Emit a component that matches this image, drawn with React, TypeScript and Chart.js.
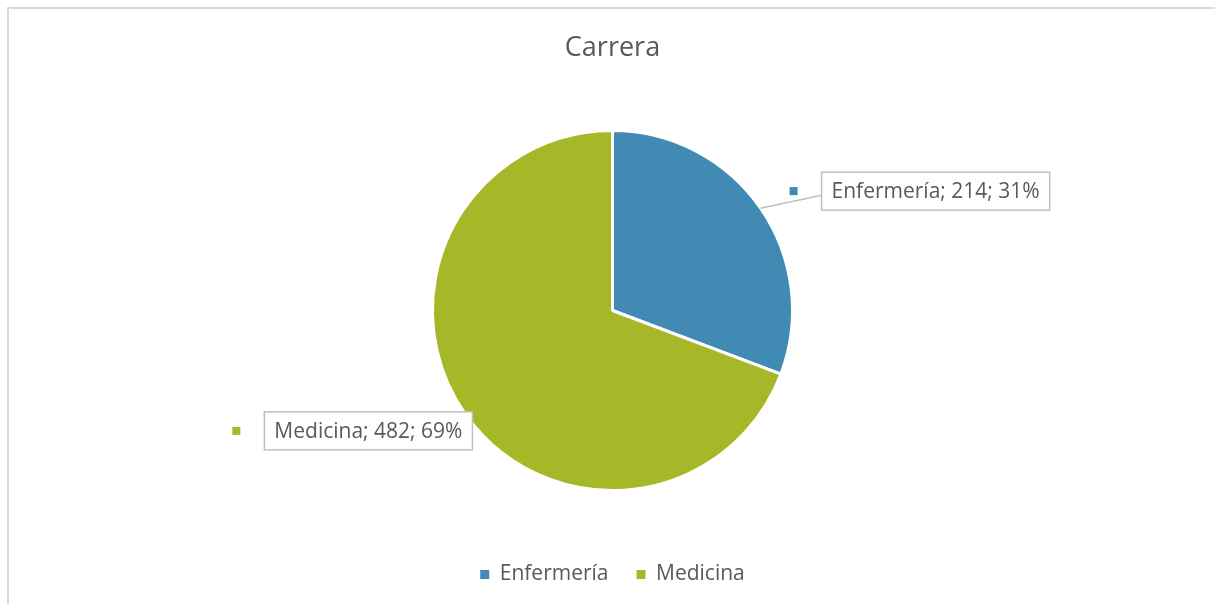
import { useEffect, useRef } from "react";
import { Chart, registerables } from "chart.js";
Chart.register(...registerables);

const chartTitle = "Carrera";
const categories = ["Enfermería", "Medicina"];
const values = [214, 482];
const colors = ["#418AB3", "#A6B727"];
// callout anchor offsets from the slice edge (near side of the box)
const labelOffsets = [
  [61, -17],
  [8, 18],
];

const FONT = "'Open Sans', Lato, sans-serif";
const TEXT_COLOR = "#595959";
const LABEL_SIZE = 21;

const calloutPlugin = {
  id: "callouts",
  afterDatasetsDraw(chart: any) {
    const ctx = chart.ctx as CanvasRenderingContext2D;
    const meta = chart.getDatasetMeta(0);
    const ds = chart.data.datasets[0].data as number[];
    const total = ds.reduce((a, b) => a + b, 0);
    ctx.save();
    ctx.font = `${LABEL_SIZE}px ${FONT}`;
    meta.data.forEach((arc: any, i: number) => {
      const { x, y, startAngle, endAngle, outerRadius } = arc.getProps(
        ["x", "y", "startAngle", "endAngle", "outerRadius"],
        true
      );
      const mid = (startAngle + endAngle) / 2;
      const ex = x + Math.cos(mid) * outerRadius;
      const ey = y + Math.sin(mid) * outerRadius;
      const text = `${chart.data.labels[i]}; ${ds[i]}; ${Math.round((ds[i] / total) * 100)}%`;
      const tw = ctx.measureText(text).width;
      const bw = tw + 20;
      const bh = 38;
      const rightSide = Math.cos(mid) > 0;
      const ax = ex + labelOffsets[i][0];
      const cy = ey + labelOffsets[i][1];
      const left = rightSide ? ax : ax - bw;
      const top = cy - bh / 2;
      const dist = rightSide ? left - ex : ex - (left + bw);
      if (dist > 20) {
        ctx.strokeStyle = "#bfbfbf";
        ctx.lineWidth = 1.5;
        ctx.beginPath();
        ctx.moveTo(ex, ey);
        ctx.lineTo(rightSide ? left : left + bw, cy + 4);
        ctx.stroke();
      }
      ctx.fillStyle = "#ffffff";
      ctx.fillRect(left, top, bw, bh);
      ctx.strokeStyle = "#bfbfbf";
      ctx.lineWidth = 1.5;
      ctx.strokeRect(left, top, bw, bh);
      ctx.fillStyle = TEXT_COLOR;
      ctx.textBaseline = "middle";
      ctx.textAlign = "left";
      ctx.fillText(text, left + 10, cy + 1);
      ctx.fillStyle = colors[i];
      ctx.fillRect(left - 32, cy - 4, 8, 8);
    });
    ctx.restore();
  },
};

export default function App() {
  const ref = useRef<HTMLCanvasElement | null>(null);
  useEffect(() => {
    document.body.style.margin = "0";
    document.body.style.overflow = "hidden";
    const defaultGen = (Chart as any).overrides.pie.plugins.legend.labels.generateLabels;
    const chart = new Chart(ref.current!, {
      type: "pie",
      data: {
        labels: categories,
        datasets: [
          {
            data: values,
            backgroundColor: colors,
            borderColor: "#ffffff",
            borderWidth: 3,
            radius: 180,
          } as any,
        ],
      },
      options: {
        responsive: false,
        animation: false,
        layout: { padding: { left: 10, right: 0, top: 0, bottom: 9 } },
        plugins: {
          title: {
            display: true,
            text: chartTitle,
            color: TEXT_COLOR,
            font: { family: FONT, size: 27, weight: "normal" as any },
            padding: { top: 32, bottom: 20.6 },
          },
          legend: {
            position: "bottom",
            labels: {
              boxWidth: 9,
              boxHeight: 9,
              padding: 28,
              color: TEXT_COLOR,
              font: { family: FONT, size: LABEL_SIZE },
              generateLabels: (c: any) =>
                defaultGen(c).map((l: any) => ({ ...l, strokeStyle: l.fillStyle, lineWidth: 0 })),
            },
          },
          tooltip: { enabled: false },
        },
      },
      plugins: [calloutPlugin],
    });
    return () => chart.destroy();
  }, []);
  return (
    <div style={{ position: "absolute", left: 0, top: 0, width: 1215, height: 604, overflow: "hidden", background: "#fff" }}>
      <div
        style={{
          position: "absolute",
          left: 7,
          top: 7,
          width: 1300,
          height: 700,
          borderTop: "2px solid #d9d9d9",
          borderLeft: "2px solid #d9d9d9",
        }}
      />
      <canvas ref={ref} width={1215} height={604} style={{ position: "absolute", left: 0, top: 0 }} />
    </div>
  );
}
^^^^^^^^
- Directive: Repeat the data exactly, excluding the pictures.

- Task response:
Emit a component that matches this image, drawn with React, TypeScript and Chart.js.
import { useEffect, useRef } from "react";
import { Chart, registerables } from "chart.js";
Chart.register(...registerables);

const chartTitle = "Carrera";
const categories = ["Enfermería", "Medicina"];
const values = [214, 482];
const colors = ["#418AB3", "#A6B727"];
// callout anchor offsets from the slice edge (near side of the box)
const labelOffsets = [
  [61, -17],
  [8, 18],
];

const FONT = "'Open Sans', Lato, sans-serif";
const TEXT_COLOR = "#595959";
const LABEL_SIZE = 21;

const calloutPlugin = {
  id: "callouts",
  afterDatasetsDraw(chart: any) {
    const ctx = chart.ctx as CanvasRenderingContext2D;
    const meta = chart.getDatasetMeta(0);
    const ds = chart.data.datasets[0].data as number[];
    const total = ds.reduce((a, b) => a + b, 0);
    ctx.save();
    ctx.font = `${LABEL_SIZE}px ${FONT}`;
    meta.data.forEach((arc: any, i: number) => {
      const { x, y, startAngle, endAngle, outerRadius } = arc.getProps(
        ["x", "y", "startAngle", "endAngle", "outerRadius"],
        true
      );
      const mid = (startAngle + endAngle) / 2;
      const ex = x + Math.cos(mid) * outerRadius;
      const ey = y + Math.sin(mid) * outerRadius;
      const text = `${chart.data.labels[i]}; ${ds[i]}; ${Math.round((ds[i] / total) * 100)}%`;
      const tw = ctx.measureText(text).width;
      const bw = tw + 20;
      const bh = 38;
      const rightSide = Math.cos(mid) > 0;
      const ax = ex + labelOffsets[i][0];
      const cy = ey + labelOffsets[i][1];
      const left = rightSide ? ax : ax - bw;
      const top = cy - bh / 2;
      const dist = rightSide ? left - ex : ex - (left + bw);
      if (dist > 20) {
        ctx.strokeStyle = "#bfbfbf";
        ctx.lineWidth = 1.5;
        ctx.beginPath();
        ctx.moveTo(ex, ey);
        ctx.lineTo(rightSide ? left : left + bw, cy + 4);
        ctx.stroke();
      }
      ctx.fillStyle = "#ffffff";
      ctx.fillRect(left, top, bw, bh);
      ctx.strokeStyle = "#bfbfbf";
      ctx.lineWidth = 1.5;
      ctx.strokeRect(left, top, bw, bh);
      ctx.fillStyle = TEXT_COLOR;
      ctx.textBaseline = "middle";
      ctx.textAlign = "left";
      ctx.fillText(text, left + 10, cy + 1);
      ctx.fillStyle = colors[i];
      ctx.fillRect(left - 32, cy - 4, 8, 8);
    });
    ctx.restore();
  },
};

export default function App() {
  const ref = useRef<HTMLCanvasElement | null>(null);
  useEffect(() => {
    document.body.style.margin = "0";
    document.body.style.overflow = "hidden";
    const defaultGen = (Chart as any).overrides.pie.plugins.legend.labels.generateLabels;
    const chart = new Chart(ref.current!, {
      type: "pie",
      data: {
        labels: categories,
        datasets: [
          {
            data: values,
            backgroundColor: colors,
            borderColor: "#ffffff",
            borderWidth: 3,
            radius: 180,
          } as any,
        ],
      },
      options: {
        responsive: false,
        animation: false,
        layout: { padding: { left: 10, right: 0, top: 0, bottom: 9 } },
        plugins: {
          title: {
            display: true,
            text: chartTitle,
            color: TEXT_COLOR,
            font: { family: FONT, size: 27, weight: "normal" as any },
            padding: { top: 32, bottom: 20.6 },
          },
          legend: {
            position: "bottom",
            labels: {
              boxWidth: 9,
              boxHeight: 9,
              padding: 28,
              color: TEXT_COLOR,
              font: { family: FONT, size: LABEL_SIZE },
              generateLabels: (c: any) =>
                defaultGen(c).map((l: any) => ({ ...l, strokeStyle: l.fillStyle, lineWidth: 0 })),
            },
          },
          tooltip: { enabled: false },
        },
      },
      plugins: [calloutPlugin],
    });
    return () => chart.destroy();
  }, []);
  return (
    <div style={{ position: "absolute", left: 0, top: 0, width: 1215, height: 604, overflow: "hidden", background: "#fff" }}>
      <div
        style={{
          position: "absolute",
          left: 7,
          top: 7,
          width: 1300,
          height: 700,
          borderTop: "2px solid #d9d9d9",
          borderLeft: "2px solid #d9d9d9",
        }}
      />
      <canvas ref={ref} width={1215} height={604} style={{ position: "absolute", left: 0, top: 0 }} />
    </div>
  );
}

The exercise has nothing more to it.